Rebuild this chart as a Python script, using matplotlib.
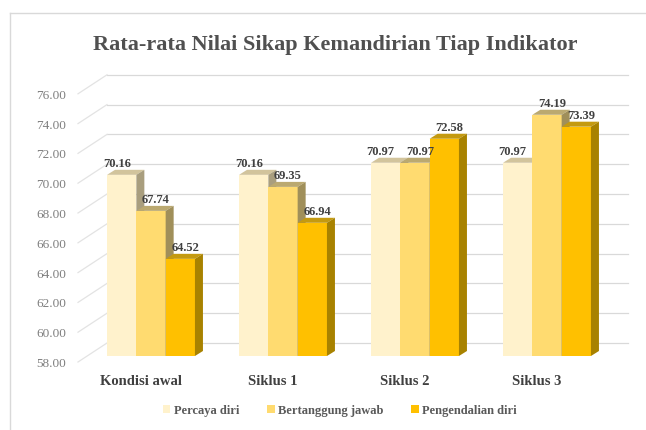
import matplotlib.pyplot as plt
from matplotlib.patches import Polygon, Patch
from matplotlib.lines import Line2D

# Data
categories = ["Kondisi awal", "Siklus 1", "Siklus 2", "Siklus 3"]
series_names = ["Percaya diri", "Bertanggung jawab", "Pengendalian diri"]
percaya_diri = [70.16, 70.16, 70.97, 70.97]
bertanggung_jawab = [67.74, 69.35, 70.97, 74.19]
pengendalian_diri = [64.52, 66.94, 72.58, 73.39]
y_ticks = [58, 60, 62, 64, 66, 68, 70, 72, 74, 76]
title = "Rata-rata Nilai Sikap Kemandirian Tiap Indikator"

series = [percaya_diri, bertanggung_jawab, pengendalian_diri]
front_colors = ["#FFF2CC", "#FFDB70", "#FFC000"]
top_colors = ["#D2C49C", "#BBA970", "#C49A10"]
side_colors = ["#A99E7E", "#A08F5A", "#A88200"]
label_shift_px = [-5, 5, 5]

plt.rcParams["font.family"] = ["Liberation Serif", "DejaVu Serif"]

W, H, DPI = 646, 431, 100
fig = plt.figure(figsize=(W / DPI, H / DPI), dpi=DPI)

# plot area geometry in pixels
ax_left, ax_right, ax_top, ax_bottom = 80, 628, 88.8, 357
group_px, first_center = 132, 151
ax = fig.add_axes([ax_left / W, 1 - ax_bottom / H,
                   (ax_right - ax_left) / W, (ax_bottom - ax_top) / H])
ymin, ymax = y_ticks[0], y_ticks[-1]
xmin = (ax_left - first_center) / group_px
xmax = (ax_right - first_center) / group_px
ax.set_xlim(xmin, xmax)
ax.set_ylim(ymin, ymax)
ax.axis("off")

px_x = 1 / group_px
px_y = (ymax - ymin) / (ax_bottom - ax_top)

# frame of the chart area
fig.add_artist(Line2D([10 / W, 1], [1 - 14 / H] * 2, color="#D9D9D9", lw=1))
fig.add_artist(Line2D([10 / W] * 2, [0, 1 - 14 / H], color="#D9D9D9", lw=1))

# back wall gridlines + perspective ticks
wall_x = xmin + 27 * px_x
for v in y_ticks:
    ax.plot([wall_x, xmax], [v + 13 * px_y] * 2, color="#D9D9D9", lw=0.9,
            clip_on=False, zorder=1)
    ax.plot([xmin - 2 * px_x, wall_x], [v - 6 * px_y, v + 13 * px_y],
            color="#E3E3E3", lw=0.9, clip_on=False, zorder=1)
    ax.text(xmin - 14 * px_x, v - 7 * px_y, f"{v:.2f}", ha="right",
            va="center", fontsize=9.5, color="#7F7F7F")

# 3D-looking bars
bw = 29.3 * px_x
dx = 8 * px_x
dy = 5 * px_y
for i in range(len(categories)):
    for j, vals in enumerate(series):
        v = vals[i]
        x0 = i + (j - 1.5) * bw
        z = 2 + j * 0.1
        ax.bar(x0, v - ymin, bottom=ymin, width=bw, align="edge",
               color=front_colors[j], zorder=z)
        ax.add_patch(Polygon([(x0, v), (x0 + bw, v), (x0 + bw + dx, v + dy),
                              (x0 + dx, v + dy)], closed=True,
                             facecolor=top_colors[j], edgecolor="none",
                             zorder=z, clip_on=False))
        ax.add_patch(Polygon([(x0 + bw, ymin), (x0 + bw + dx, ymin + dy),
                              (x0 + bw + dx, v + dy), (x0 + bw, v)],
                             closed=True, facecolor=side_colors[j],
                             edgecolor="none", zorder=z, clip_on=False))
        ax.text(x0 + bw / 2 + label_shift_px[j] * px_x, v + dy + 1 * px_y,
                f"{v:.2f}", ha="center", va="bottom", fontsize=9,
                fontweight="bold", color="#404040", zorder=5, clip_on=False)
    ax.text(i - 10 * px_x, ymin - 25 * px_y, categories[i], ha="center",
            va="center", fontsize=10.5, fontweight="bold", color="#404040",
            clip_on=False)

fig.text(335 / W, 1 - 45 / H, title, ha="center", va="center", fontsize=16,
         fontweight="bold", color="#505050")

handles = [Patch(facecolor=c, edgecolor="none") for c in front_colors]
leg = fig.legend(handles, series_names, loc="center",
                 bbox_to_anchor=(340 / W, 1 - 411 / H), ncol=3, frameon=False,
                 fontsize=9, handlelength=0.6, handleheight=0.6,
                 handletextpad=0.3, columnspacing=2.2)
for t in leg.get_texts():
    t.set_color("#595959")
    t.set_fontweight("bold")

fig.savefig("out.png", dpi=DPI)
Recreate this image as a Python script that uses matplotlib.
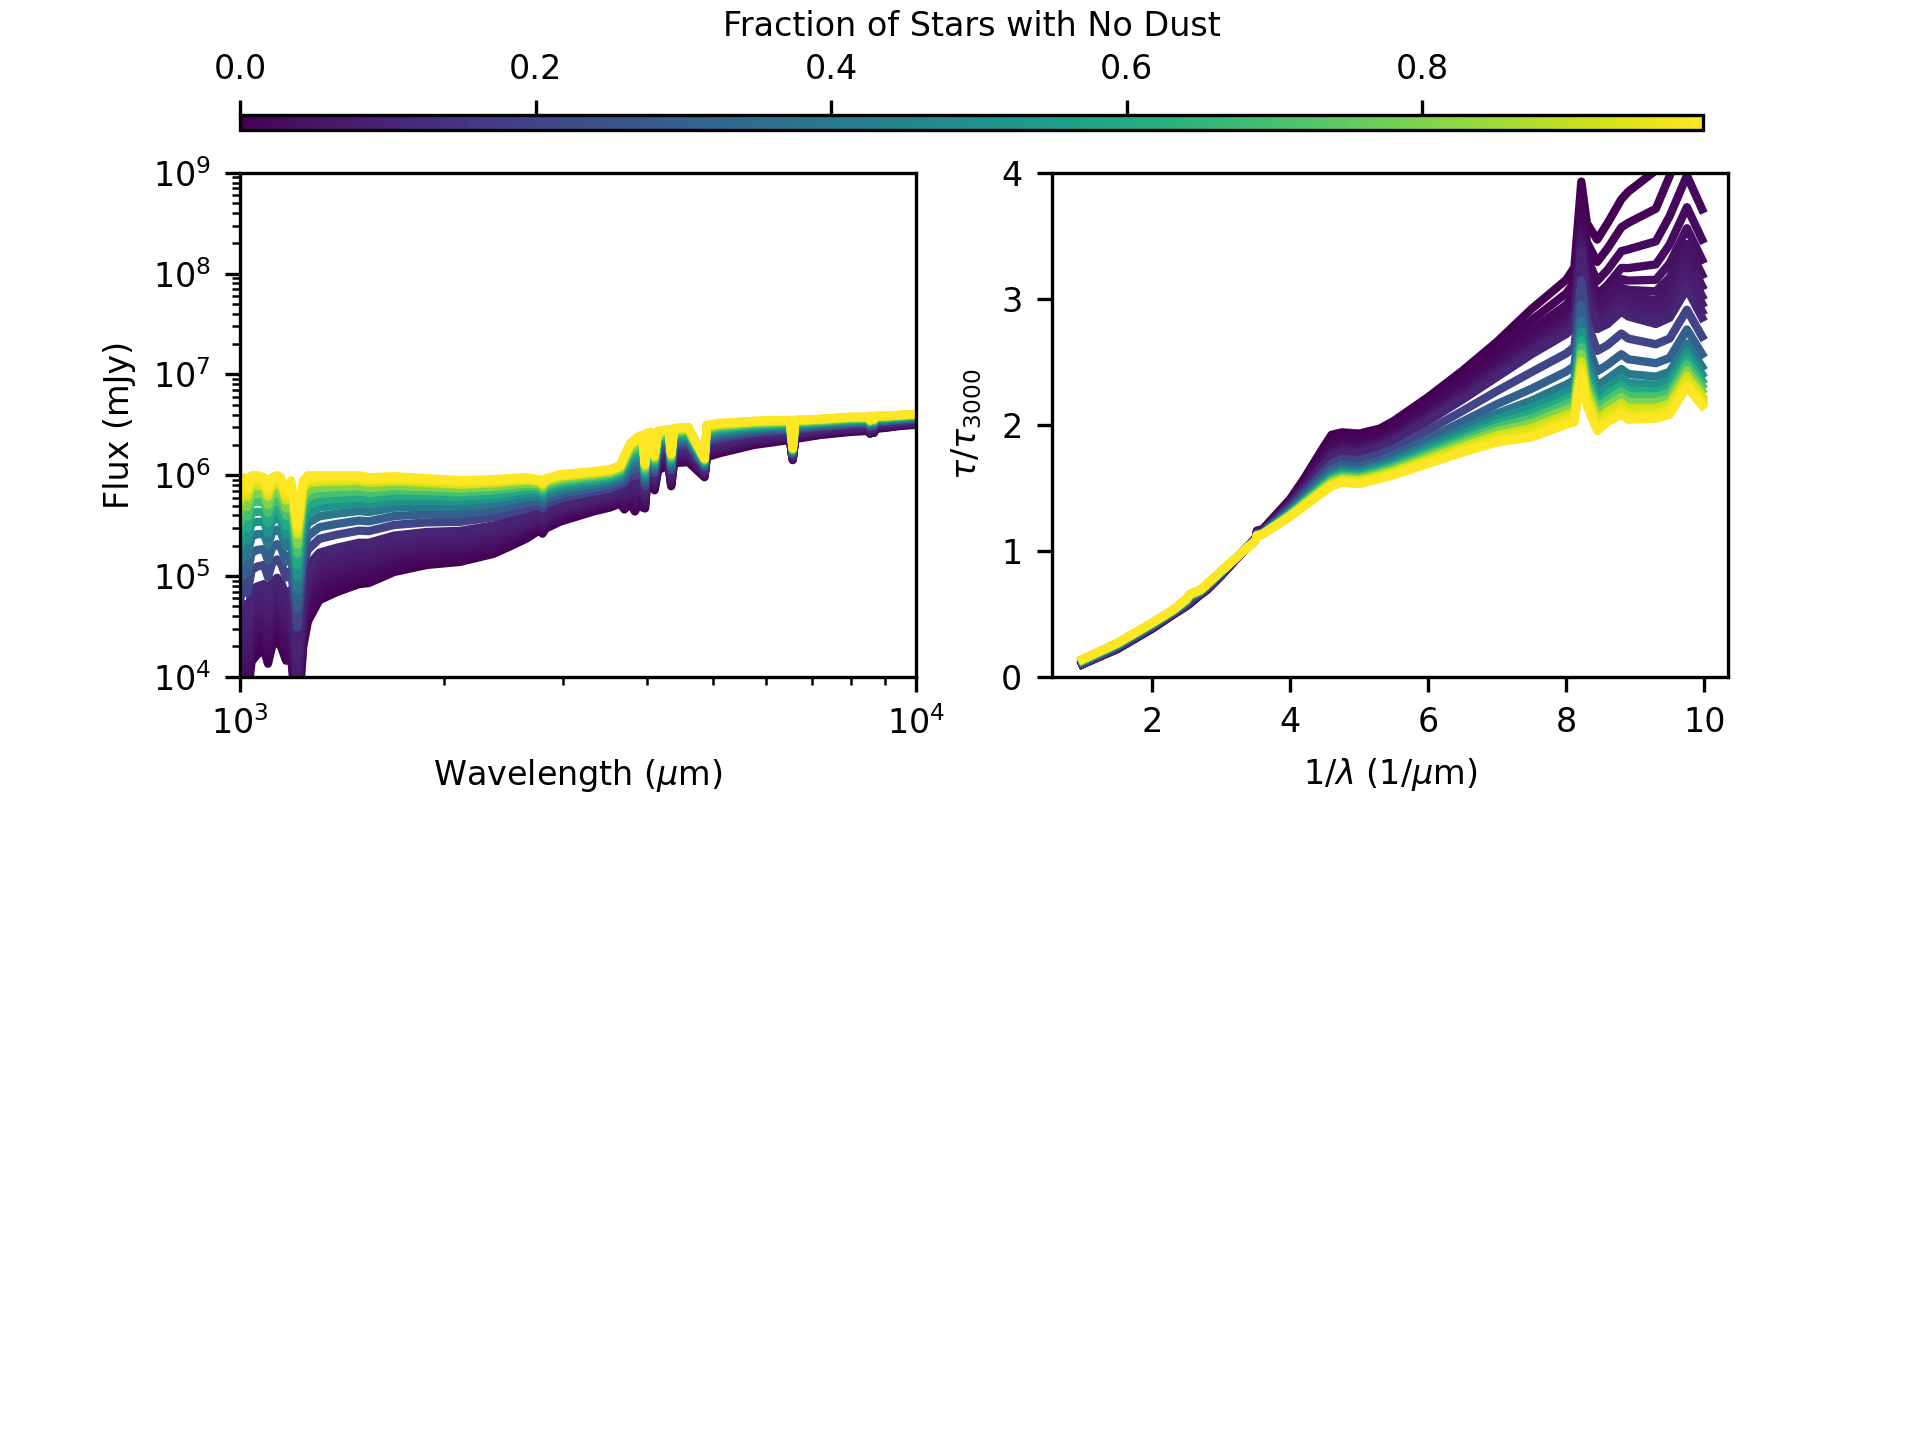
from matplotlib import pyplot as plt
from matplotlib import colors as mcolors
from matplotlib import cm
import numpy as np

plt.rcParams['font.size'] = 8

# fractions of stars with no dust (one curve each)
frac = [0.0, 0.01, 0.02, 0.03, 0.04, 0.05, 0.06, 0.07, 0.08, 0.09, 0.1,
        0.2, 0.3, 0.4, 0.5, 0.6, 0.7, 0.8, 0.9,
        0.91, 0.92, 0.93, 0.94, 0.95, 0.96, 0.97, 0.98, 0.99]

# Spectra, log10 flux in mJy: lowest curve (f=0) and top curve (f=0.99)
wave = [1000, 1015, 1026, 1040, 1060, 1085, 1100, 1115, 1135, 1150, 1170, 1190,
        1216, 1240, 1260, 1310, 1390, 1500, 1550, 1690, 1890, 2115, 2370, 2500,
        2650, 2780, 2800, 2830, 2975, 3330, 3525, 3650, 3700, 3775, 3835, 3889,
        3933, 3970, 3990, 4050, 4101, 4150, 4300, 4340, 4380, 4600, 4861, 4900,
        5130, 5750, 6500, 6563, 6620, 7224, 8000, 8500, 8540, 8600, 8660, 8700,
        9000, 9500, 10000]
logF_top = [5.85, 5.98, 5.90, 6.00, 6.00, 5.98, 5.88, 5.98, 6.00, 5.98, 5.84, 5.95,
            5.52, 5.95, 6.00, 6.00, 6.00, 6.00, 5.98, 5.99, 5.97, 5.95, 5.96, 5.97,
            5.98, 5.96, 5.93, 5.97, 6.01, 6.04, 6.06, 6.10, 6.20, 6.32, 6.36, 6.39,
            6.40, 6.12, 6.42, 6.43, 6.20, 6.44, 6.46, 6.22, 6.47, 6.48, 6.17, 6.50,
            6.52, 6.54, 6.55, 6.27, 6.55, 6.56, 6.58, 6.58, 6.55, 6.59, 6.56, 6.59,
            6.59, 6.60, 6.61]
logF_low = [3.70, 3.95, 3.80, 4.15, 4.22, 4.27, 4.13, 4.30, 4.36, 4.30, 4.16, 4.20,
            3.50, 4.30, 4.55, 4.76, 4.84, 4.92, 4.93, 5.04, 5.11, 5.14, 5.22, 5.29,
            5.37, 5.46, 5.42, 5.47, 5.54, 5.64, 5.68, 5.72, 5.66, 5.72, 5.64, 5.73,
            5.68, 5.67, 5.85, 6.00, 5.85, 6.05, 6.10, 5.89, 6.12, 6.13, 5.98, 6.18,
            6.22, 6.30, 6.35, 6.15, 6.36, 6.40, 6.43, 6.44, 6.41, 6.45, 6.42, 6.46,
            6.47, 6.49, 6.50]
# log10 flux of each curve at 1500 A
flux_1500 = [4.92, 4.96, 5.00, 5.04, 5.08, 5.12, 5.16, 5.20, 5.24, 5.28, 5.33,
             5.45, 5.55, 5.645, 5.72, 5.78, 5.84, 5.89, 5.94,
             5.945, 5.95, 5.955, 5.96, 5.966, 5.972, 5.978, 5.985, 6.0]

# attenuation curves tau/tau3000: darkest (f=0), f=0.1 and f=0.99
inv_wave = [0.99, 1.5, 2.0, 2.3, 2.5, 2.55, 2.7, 2.8, 3.0, 3.33, 3.5, 3.52, 3.6,
            4.0, 4.2, 4.47, 4.6, 4.75, 5.0, 5.3, 5.5, 6.0, 6.5, 7.0, 7.5, 8.0,
            8.12, 8.22, 8.3, 8.45, 8.6, 8.8, 8.9, 9.3, 9.5, 9.75, 9.97]
tau_top = [0.10, 0.22, 0.38, 0.49, 0.56, 0.58, 0.65, 0.69, 0.80, 1.00, 1.10, 1.16, 1.17,
           1.41, 1.57, 1.81, 1.92, 1.94, 1.93, 1.97, 2.03, 2.22, 2.43, 2.66, 2.92, 3.15,
           3.25, 3.93, 3.60, 3.47, 3.60, 3.79, 3.85, 4.02, 4.35, 4.75, 4.45]
tau_mid = [0.10, 0.23, 0.39, 0.50, 0.57, 0.60, 0.66, 0.70, 0.81, 1.00, 1.09, 1.14, 1.15,
           1.36, 1.49, 1.66, 1.74, 1.78, 1.77, 1.82, 1.87, 2.03, 2.20, 2.38, 2.56, 2.72,
           2.78, 3.35, 3.00, 2.76, 2.80, 2.90, 2.86, 2.80, 2.85, 3.08, 2.85]
tau_bot = [0.14, 0.27, 0.43, 0.53, 0.62, 0.66, 0.69, 0.74, 0.84, 1.00, 1.08, 1.12, 1.13,
           1.27, 1.35, 1.46, 1.51, 1.54, 1.53, 1.57, 1.60, 1.69, 1.78, 1.86, 1.90, 2.00,
           2.02, 2.40, 2.15, 1.95, 2.02, 2.08, 2.04, 2.05, 2.08, 2.30, 2.15]
# value of each curve at the right end (x ~ 10)
tau_end = [4.45, 4.05, 3.71, 3.47, 3.31, 3.19, 3.10, 3.02, 2.96, 2.90, 2.85,
           2.70, 2.56, 2.46, 2.40, 2.35, 2.31, 2.27, 2.23,
           2.225, 2.215, 2.205, 2.195, 2.185, 2.175, 2.165, 2.16, 2.15]

fig = plt.figure(figsize=(6.4, 4.8), dpi=300)
ax1 = fig.add_axes([0.125, 0.53, 0.3523, 0.35])
ax2 = fig.add_axes([0.5477, 0.53, 0.3523, 0.35])
cax = fig.add_axes([0.125, 0.91, 0.762, 0.01])

cmap = plt.get_cmap('viridis')
norm = mcolors.Normalize(vmin=0, vmax=0.99)

lf_top = np.array(logF_top)
lf_low = np.array(logF_low)
t_top = np.array(tau_top)
t_mid = np.array(tau_mid)
t_bot = np.array(tau_bot)

for f, lev, end in zip(frac, flux_1500, tau_end):
    c = cmap(norm(f))
    w = (lev - flux_1500[0])/(flux_1500[-1] - flux_1500[0])
    flux = 10**(lf_low + w*(lf_top - lf_low))
    ax1.plot(wave, flux, color=c, lw=2)

    if end >= tau_end[10]:
        w = (end - tau_end[10])/(tau_end[0] - tau_end[10])
        tau = t_mid + w*(t_top - t_mid)
    else:
        w = (end - tau_end[-1])/(tau_end[10] - tau_end[-1])
        tau = t_bot + w*(t_mid - t_bot)
    ax2.plot(inv_wave, tau, color=c, lw=2)

ax1.set_xscale('log')
ax1.set_yscale('log')
ax1.set_xlim(1e3, 1e4)
ax1.set_ylim(1e4, 1e9)
ax1.set_xlabel('Wavelength ($\\mu$m)')
ax1.set_ylabel('Flux (mJy)')

ax2.set_xlim(0.545, 10.345)
ax2.set_ylim(0, 4)
ax2.set_yticks([0, 1, 2, 3, 4])
ax2.set_xticks([2, 4, 6, 8, 10])
ax2.set_xlabel('1/$\\lambda$ (1/$\\mu$m)')
ax2.set_ylabel('$\\tau/\\tau_{3000}$')

sm = cm.ScalarMappable(norm=norm, cmap=cmap)
cb = fig.colorbar(sm, cax=cax, orientation='horizontal')
cax.xaxis.set_ticks_position('top')
cax.xaxis.set_label_position('top')
cb.set_label('Fraction of Stars with No Dust')

fig.savefig('out.png', dpi=300)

········

GOAL :: Copy the listing above exactly, but only from the line with "Recreate this image" through the line with "0.91, 0.92, 0.93, 0.94, 0.95, 0.96, 0.97, 0.98, 0.99]", including those two lines and excluding any picture.

WORKED ANSWER ::
Recreate this image as a Python script that uses matplotlib.
from matplotlib import pyplot as plt
from matplotlib import colors as mcolors
from matplotlib import cm
import numpy as np

plt.rcParams['font.size'] = 8

# fractions of stars with no dust (one curve each)
frac = [0.0, 0.01, 0.02, 0.03, 0.04, 0.05, 0.06, 0.07, 0.08, 0.09, 0.1,
        0.2, 0.3, 0.4, 0.5, 0.6, 0.7, 0.8, 0.9,
        0.91, 0.92, 0.93, 0.94, 0.95, 0.96, 0.97, 0.98, 0.99]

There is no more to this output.